By yesterday evening, the room on the bottom floor of West Asheville's community center was covered in maps. They showed the current zoning of the area's Haywood Road corridor, along with topography, possible development and more. On some of the maps were pieces of translucent paper, where various community members had written their desires for specific areas or pieces of property, complete with lists of what they don't want ('big walls" like the Staples on Merrimon Avenue) and what they do (another grocery store, wider sidewalks).
The event was part of the city's planning process to overhaul rules along the corridor to adopt a form-based code. Unless one's well-acquainted with the arcana of urban design, form-based codes are probably an unfamiliar concept. Traditional zoning regulates areas by use (residential, commercial, industrial, etc.) while form-based code regulates what kind of structures and scale of building are allowed in a place. This makes it more friendly to mixed-use buildings. However, as city of Asheville planner Alan Glines told Xpress, the city can still encourage certain uses through the design rules it mandates for particular neighborhoods, or by offering incentives for a use in an area.
"It's a complicated thing, but people are having fun," he noted.
"People don't want to lose that funky character," planner Sasha Vrtunski said. "They like the energy, the older buildings, but they want to more walkability. We've heard a lot of concerns about how safe it is to cross Haywood."

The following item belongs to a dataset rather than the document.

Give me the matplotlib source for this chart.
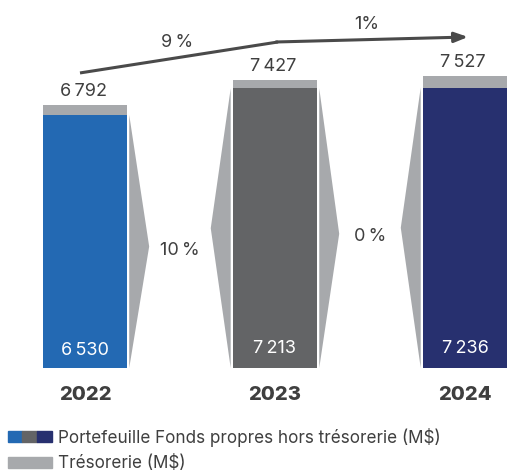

By this point, planning staff and consultants from Austin, Texas-based Code Studio, were into day three of this process, with smaller design workshops (charrettes as planners love to call them) throughout the weekend, responsible for the array of suggestions and aversions written on the maps of West Asheville's core.
However, while the idea was ostensibly to gather community input, and the maps bore witness to the fact that some people had weighed in with their thoughts, most attendees who made the descent yesterday evening were still taking a "wait and see" attitude. They cited that reason—"I'm still making my mind up," as one man put it— when refusing to comment to Xpress. Their interactions took the form of questions to staff and the consultants, along with expressing some general concerns. The need for more bike lanes, some "pocket parks" (like Pritchard Park in downtown), more affordable housing, and concerns about "the threat of height" were all mentioned during the discussions.

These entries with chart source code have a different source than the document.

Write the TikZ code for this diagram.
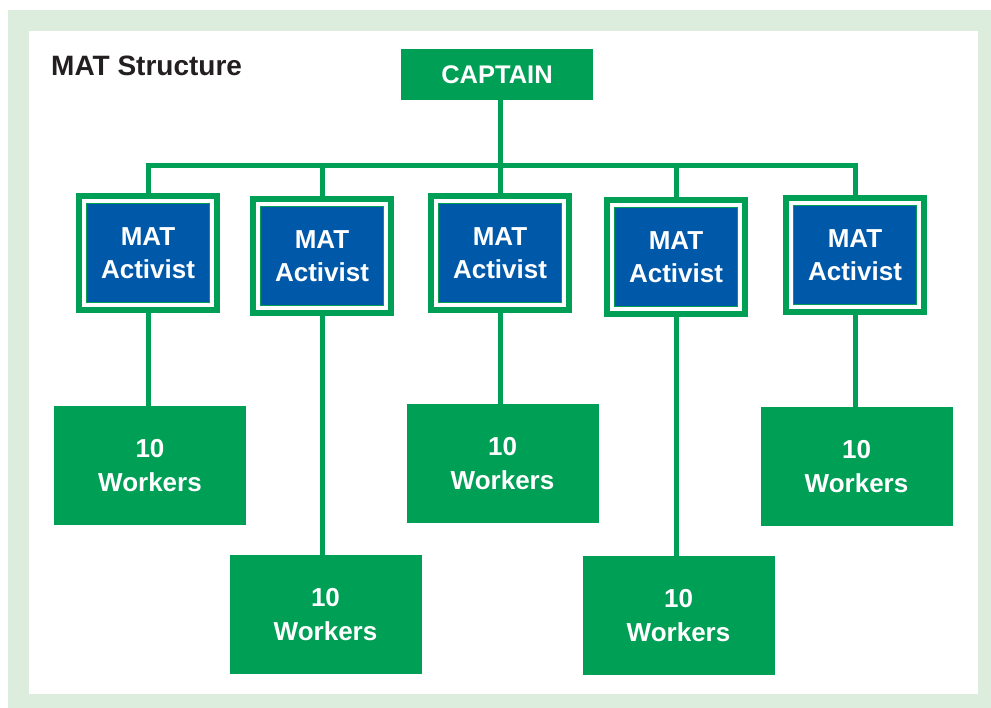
\documentclass[tikz,border=0pt]{standalone}
\usepackage{fontspec}
\setmainfont{Liberation Sans}
\usepackage{xcolor}
\usetikzlibrary{positioning,calc}
\definecolor{matgreen}{HTML}{009F56}
\definecolor{matblue}{HTML}{0058A8}
\definecolor{matbg}{HTML}{DCEDDE}
\definecolor{matdark}{HTML}{231F20}

\begin{document}
\begin{tikzpicture}[x=1pt,y=-1pt,
    link/.style={draw=matgreen,line width=5pt},
    capbox/.style={fill=matgreen,text=white,font=\bfseries\fontsize{25.5}{30}\selectfont,minimum width=192pt,minimum height=51pt,inner sep=0pt},
    actframe/.style={draw=matgreen,line width=6pt,fill=white,minimum width=138pt,minimum height=114pt,inner sep=0pt},
    actbox/.style={draw=matgreen,line width=1pt,fill=matblue,text=white,align=center,font=\bfseries\fontsize{26}{33}\selectfont,minimum width=123pt,minimum height=99pt,inner sep=0pt},
    workbox/.style={fill=matgreen,text=white,align=center,font=\bfseries\fontsize{26}{34}\selectfont,minimum width=192pt,minimum height=119pt,inner sep=0pt}]
    \useasboundingbox (0,0) rectangle (991,708);
    % background
    \fill[matbg] (8,10) rectangle (991,708);
    \fill[white] (29,31) rectangle (978,694);
    \node[anchor=base west,inner sep=0pt,text=matdark,font=\bfseries\fontsize{28}{34}\selectfont] (title) at (51,76) {MAT Structure};

    % captain
    \node[capbox] (captain) at (497,74.5) {CAPTAIN};
    \coordinate (bus) at (500,166);

    % activists
    \node[actframe] (act1f) at (148,253) {};
    \node[actbox] (act1) at (act1f) {MAT\\Activist};
    \node[actframe] (act2f) at (322,256) {};
    \node[actbox] (act2) at (act2f) {MAT\\Activist};
    \node[actframe] (act3f) at (500,253) {};
    \node[actbox] (act3) at (act3f) {MAT\\Activist};
    \node[actframe] (act4f) at (676,257) {};
    \node[actbox] (act4) at (act4f) {MAT\\Activist};
    \node[actframe] (act5f) at (855,255) {};
    \node[actbox] (act5) at (act5f) {MAT\\Activist};

    % workers
    \node[workbox] (work1) at (150,465.5) {10\\Workers};
    \node[workbox] (work2) at (325.5,614.5) {10\\Workers};
    \node[workbox] (work3) at (502.5,463.5) {10\\Workers};
    \node[workbox] (work4) at (678.5,615.5) {10\\Workers};
    \node[workbox] (work5) at (856.5,466.5) {10\\Workers};

    % lines
    \draw[link] (act1f.north) |- (bus) -| (act5f.north);
    \draw[link] (captain.south -| bus) -- (bus);
    \draw[link] (act2f.north) -- (act2f.north |- bus);
    \draw[link] (act3f.north) -- (act3f.north |- bus);
    \draw[link] (act4f.north) -- (act4f.north |- bus);
    \draw[link] (act1f.south) -- (act1f.south |- work1.north);
    \draw[link] (act2f.south) -- (act2f.south |- work2.north);
    \draw[link] (act3f.south) -- (act3f.south |- work3.north);
    \draw[link] (act4f.south) -- (act4f.south |- work4.north);
    \draw[link] (act5f.south) -- (act5f.south |- work5.north);
\end{tikzpicture}
\end{document}
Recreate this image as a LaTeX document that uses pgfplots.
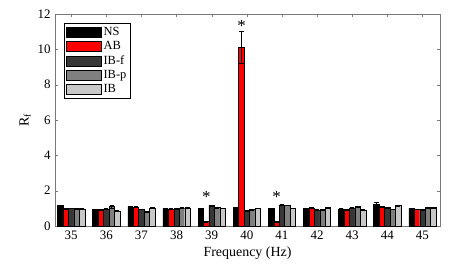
\documentclass[border=0pt]{standalone}
\usepackage{pgfplots}
\pgfplotsset{compat=1.18}
\usepackage{fontspec}
\setmainfont{Liberation Serif}
\definecolor{cIBf}{RGB}{55,55,55}
\definecolor{cIBp}{RGB}{128,128,128}
\definecolor{cIB}{RGB}{200,200,200}
\definecolor{axgray}{RGB}{120,120,120}
\begin{document}
\fontsize{13}{15}\selectfont
\begin{tikzpicture}
\begin{axis}[
  scale only axis,
  width=385bp, height=212bp,
  xmin=34.54, xmax=45.5,
  ymin=0, ymax=12,
  xtick={35,36,37,38,39,40,41,42,43,44,45},
  ytick={0,2,4,6,8,10,12},
  ybar=0pt,
  bar width=0.155,
  /pgf/number format/assume math mode=true,
  tick label style={font=\fontsize{13}{15}\selectfont, black},
  label style={font=\fontsize{14}{16}\selectfont},
  xlabel={Frequency (Hz)},
  ylabel={R\textsubscript{f}},
  xlabel style={yshift=1bp},
  ylabel style={yshift=-2bp},
  axis line style={axgray},
  major tick style={axgray},
  tick align=inside,
  major tick length=3bp,
  legend cell align=left,
  legend style={at={(0.023,0.958)}, anchor=north west, draw=black, line width=0.5pt,
    font=\fontsize{12.5}{14}\selectfont, inner sep=2pt, row sep=0pt},
  legend image code/.code={\draw[#1, line width=0.5pt, fill opacity=1] (0bp,-5bp) rectangle (35bp,5bp);},
  error bars/y dir=both,
  error bars/y explicit,
  error bars/error bar style={black, line width=0.5pt},
  error bars/error mark options={rotate=90, mark size=2.2bp, black, line width=0.5pt},
  every axis plot/.append style={draw=black, line width=0.4pt},
]
\addplot[fill=black] coordinates {
 (35,1.15) +- (0,0.03) (36,0.93) +- (0,0.02) (37,1.08) +- (0,0.03) (38,0.97) +- (0,0.02)
 (39,1.0) +- (0,0.02) (40,1.05) +- (0,0.02) (41,1.0) +- (0,0.02) (42,1.0) +- (0,0.02)
 (43,0.97) +- (0,0.02) (44,1.22) +- (0,0.1) (45,1.0) +- (0,0.02)};
\addplot[fill=red] coordinates {
 (35,0.97) +- (0,0.02) (36,0.93) +- (0,0.02) (37,1.08) +- (0,0.02) (38,0.97) +- (0,0.02)
 (39,0.25) +- (0,0.02) (40,10.1) +- (0,0.9) (41,0.25) +- (0,0.02) (42,1.02) +- (0,0.02)
 (43,0.9) +- (0,0.02) (44,1.1) +- (0,0.02) (45,0.95) +- (0,0.02)};
\addplot[fill=cIBf] coordinates {
 (35,1.0) +- (0,0.02) (36,0.97) +- (0,0.02) (37,0.95) +- (0,0.02) (38,0.97) +- (0,0.02)
 (39,1.15) +- (0,0.02) (40,0.85) +- (0,0.02) (41,1.2) +- (0,0.02) (42,0.9) +- (0,0.02)
 (43,1.03) +- (0,0.02) (44,1.05) +- (0,0.02) (45,0.9) +- (0,0.02)};
\addplot[fill=cIBp] coordinates {
 (35,0.98) +- (0,0.02) (36,1.1) +- (0,0.07) (37,0.82) +- (0,0.02) (38,1.02) +- (0,0.02)
 (39,1.05) +- (0,0.02) (40,0.93) +- (0,0.02) (41,1.18) +- (0,0.02) (42,0.9) +- (0,0.02)
 (43,1.1) +- (0,0.02) (44,0.95) +- (0,0.02) (45,1.05) +- (0,0.02)};
\addplot[fill=cIB] coordinates {
 (35,0.97) +- (0,0.02) (36,0.85) +- (0,0.02) (37,1.02) +- (0,0.02) (38,1.02) +- (0,0.02)
 (39,1.0) +- (0,0.02) (40,1.0) +- (0,0.02) (41,1.0) +- (0,0.02) (42,1.05) +- (0,0.02)
 (43,0.9) +- (0,0.02) (44,1.15) +- (0,0.02) (45,1.05) +- (0,0.02)};
\legend{NS,AB,IB-f,IB-p,IB}
\node[font=\fontsize{17}{17}\selectfont] at (axis cs:38.85,1.65) {*};
\node[font=\fontsize{17}{17}\selectfont] at (axis cs:39.85,11.3) {*};
\node[font=\fontsize{17}{17}\selectfont] at (axis cs:40.85,1.65) {*};
\end{axis}
\pgfresetboundingbox
\path ([shift={(-55bp,-48bp)}]current axis.south west) rectangle ([shift={(20bp,14bp)}]current axis.north east);
\end{tikzpicture}
\end{document}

One of the attendees who was ready to talk was Brian Repass, who lives nearby the corridor. While he has a masters in public administration, he said he knew relatively little about form-based code.
"I want to see protection for the good parts, but an ability to expand," he said of his goals for the new design rules. "We've got to be able to grow."
The consultants, working with city staff, will take the public input from this process and proceed to draw up new rules for the area, before presenting them to the city's Planning and Zoning Commission and, eventually, to Asheville City Council.